EXERCISE BRIEF: Retype, please, the listing from its opening line through the line that contains "const allData = [fd1, cd1, fd10, cd10, ad];", both included, without the pictures.

DATA EXTRACT:

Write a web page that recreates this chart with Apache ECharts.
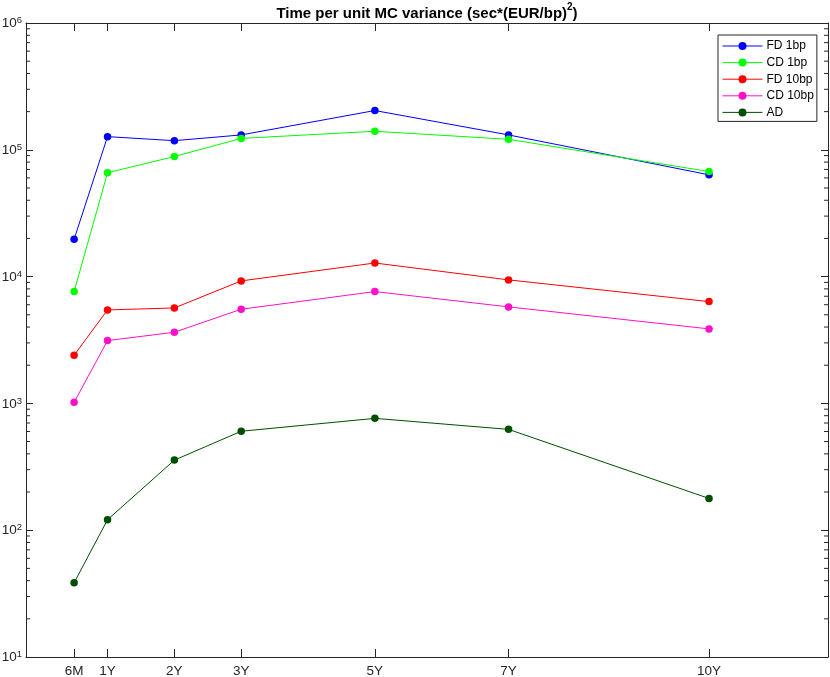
<!DOCTYPE html>
<html>
<head>
<meta charset="utf-8">
<script src="https://cdn.jsdelivr.net/npm/echarts@6/dist/echarts.min.js"></script>
<style>html,body{margin:0;padding:0;background:#fff}#c{width:830px;height:677px}</style>
</head>
<body>
<div id="c"></div>
<script>
const xLabels = ['6M', '1Y', '2Y', '3Y', '5Y', '7Y', '10Y'];
const xValues = [0.5, 1, 2, 3, 5, 7, 10];
const fd1 = [19700, 127000, 118000, 131000, 204000, 131000, 63500];
const cd1 = [7620, 65900, 88500, 123000, 140000, 121000, 67400];
const fd10 = [2400, 5460, 5660, 9250, 12800, 9420, 6350];
const cd10 = [1020, 3130, 3640, 5530, 7620, 5770, 3870];
const ad = [38.5, 121, 357, 603, 762, 624, 178];
const seriesNames = ['FD 1bp', 'CD 1bp', 'FD 10bp', 'CD 10bp', 'AD'];
const seriesColors = ['#0000ff', '#00ff00', '#ff0000', '#ff10c8', '#004f00'];
const minorTicks = [20, 30, 40, 50, 60, 70, 80, 90,
  200, 300, 400, 500, 600, 700, 800, 900,
  2000, 3000, 4000, 5000, 6000, 7000, 8000, 9000,
  20000, 30000, 40000, 50000, 60000, 70000, 80000, 90000,
  200000, 300000, 400000, 500000, 600000, 700000, 800000, 900000];

const X_MIN = -0.22, X_MAX = 11.78;
const AX = '#262626';
const FONT = 'Liberation Sans';

const chart = echarts.init(document.getElementById('c'), null, {renderer: 'canvas'});

function pairs(vals) { return xValues.map((x, i) => [x, vals[i]]); }
const allData = [fd1, cd1, fd10, cd10, ad];

const lineSeries = seriesNames.map((n, i) => ({
  name: n,
  type: 'line',
  xAxisIndex: 0,
  yAxisIndex: 0,
  data: pairs(allData[i]),
  symbol: 'circle',
  symbolSize: 7.5,
  showSymbol: true,
  lineStyle: {color: seriesColors[i], width: 1},
  itemStyle: {color: seriesColors[i]},
  emphasis: {disabled: true},
  animation: false,
  z: 3 + i
}));

const minorSeries = {
  type: 'custom',
  xAxisIndex: 0,
  yAxisIndex: 0,
  silent: true,
  animation: false,
  clip: false,
  data: minorTicks.map(v => [X_MIN, v]),
  renderItem: function (params, api) {
    const v = api.value(1);
    const pL = api.coord([X_MIN, v]);
    const pR = api.coord([X_MAX, v]);
    return {
      type: 'group',
      children: [
        {type: 'line', shape: {x1: pL[0], y1: pL[1], x2: pL[0] + 4, y2: pL[1]}, style: {stroke: AX, lineWidth: 1}},
        {type: 'line', shape: {x1: pR[0], y1: pR[1], x2: pR[0] - 4, y2: pR[1]}, style: {stroke: AX, lineWidth: 1}}
      ]
    };
  }
};

const xAxisBase = {
  type: 'value',
  min: X_MIN,
  max: X_MAX,
  splitLine: {show: false},
  axisLine: {show: true, onZero: false, lineStyle: {color: AX, width: 1}},
  axisTick: {show: true, inside: true, length: 8, customValues: xValues, lineStyle: {color: AX}},
  axisLabel: {show: true, customValues: xValues, margin: 7, color: AX, fontFamily: FONT, fontSize: 13.5,
    formatter: v => { const i = xValues.indexOf(v); return i >= 0 ? xLabels[i] : ''; }}
};

const yAxisBase = {
  type: 'log',
  logBase: 10,
  min: 10,
  max: 1000000,
  splitLine: {show: false},
  minorTick: {show: false},
  axisLine: {show: true, onZero: false, lineStyle: {color: AX, width: 1}},
  axisTick: {show: true, inside: true, length: 7, lineStyle: {color: AX}},
  axisLabel: {show: true, margin: 4, color: AX, fontFamily: FONT, fontSize: 13.5,
    formatter: v => '{b|10}{s|' + Math.round(Math.log10(v)) + '}',
    rich: {
      b: {fontSize: 13.5, fontFamily: FONT, color: AX, lineHeight: 15, verticalAlign: 'bottom'},
      s: {fontSize: 9.5, fontFamily: FONT, color: AX, lineHeight: 9, verticalAlign: 'top'}
    }
  }
};

chart.setOption({
  backgroundColor: '#ffffff',
  animation: false,
  title: {
    text: '{t|Time per unit MC variance (sec*(EUR/bp)}{s|2}{t|)}',
    left: 427,
    textAlign: 'center',
    top: 2,
    padding: 0,
    textStyle: {
      rich: {
        t: {fontSize: 15, fontWeight: 'bold', fontFamily: FONT, color: '#000', lineHeight: 19, verticalAlign: 'bottom'},
        s: {fontSize: 10, fontWeight: 'bold', fontFamily: FONT, color: '#000', lineHeight: 10, verticalAlign: 'top'}
      }
    }
  },
  grid: {left: 26, right: 2, top: 23, bottom: 20, containLabel: false, outerBoundsMode: 'none'},
  legend: {
    data: seriesNames,
    orient: 'vertical',
    left: 718,
    top: 35,
    itemWidth: 40,
    itemHeight: 10,
    itemGap: 4.6,
    padding: [5, 3, 3, 4],
    borderColor: AX,
    borderWidth: 1,
    backgroundColor: '#ffffff',
    selectedMode: false,
    lineStyle: {width: 1},
    textStyle: {fontFamily: FONT, fontSize: 12, color: '#000', padding: [0, 0, 0, -1]}
  },
  xAxis: [
    Object.assign({}, xAxisBase, {position: 'bottom'}),
    Object.assign({}, xAxisBase, {position: 'top', axisLabel: {show: false}})
  ],
  yAxis: [
    Object.assign({}, yAxisBase, {position: 'left'}),
    Object.assign({}, yAxisBase, {position: 'right', axisLabel: {show: false}})
  ],
  series: lineSeries.concat([minorSeries])
});
</script>
</body>
</html>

FINISHED TASK:
Write a web page that recreates this chart with Apache ECharts.
<!DOCTYPE html>
<html>
<head>
<meta charset="utf-8">
<script src="https://cdn.jsdelivr.net/npm/echarts@6/dist/echarts.min.js"></script>
<style>html,body{margin:0;padding:0;background:#fff}#c{width:830px;height:677px}</style>
</head>
<body>
<div id="c"></div>
<script>
const xLabels = ['6M', '1Y', '2Y', '3Y', '5Y', '7Y', '10Y'];
const xValues = [0.5, 1, 2, 3, 5, 7, 10];
const fd1 = [19700, 127000, 118000, 131000, 204000, 131000, 63500];
const cd1 = [7620, 65900, 88500, 123000, 140000, 121000, 67400];
const fd10 = [2400, 5460, 5660, 9250, 12800, 9420, 6350];
const cd10 = [1020, 3130, 3640, 5530, 7620, 5770, 3870];
const ad = [38.5, 121, 357, 603, 762, 624, 178];
const seriesNames = ['FD 1bp', 'CD 1bp', 'FD 10bp', 'CD 10bp', 'AD'];
const seriesColors = ['#0000ff', '#00ff00', '#ff0000', '#ff10c8', '#004f00'];
const minorTicks = [20, 30, 40, 50, 60, 70, 80, 90,
  200, 300, 400, 500, 600, 700, 800, 900,
  2000, 3000, 4000, 5000, 6000, 7000, 8000, 9000,
  20000, 30000, 40000, 50000, 60000, 70000, 80000, 90000,
  200000, 300000, 400000, 500000, 600000, 700000, 800000, 900000];

const X_MIN = -0.22, X_MAX = 11.78;
const AX = '#262626';
const FONT = 'Liberation Sans';

const chart = echarts.init(document.getElementById('c'), null, {renderer: 'canvas'});

function pairs(vals) { return xValues.map((x, i) => [x, vals[i]]); }
const allData = [fd1, cd1, fd10, cd10, ad];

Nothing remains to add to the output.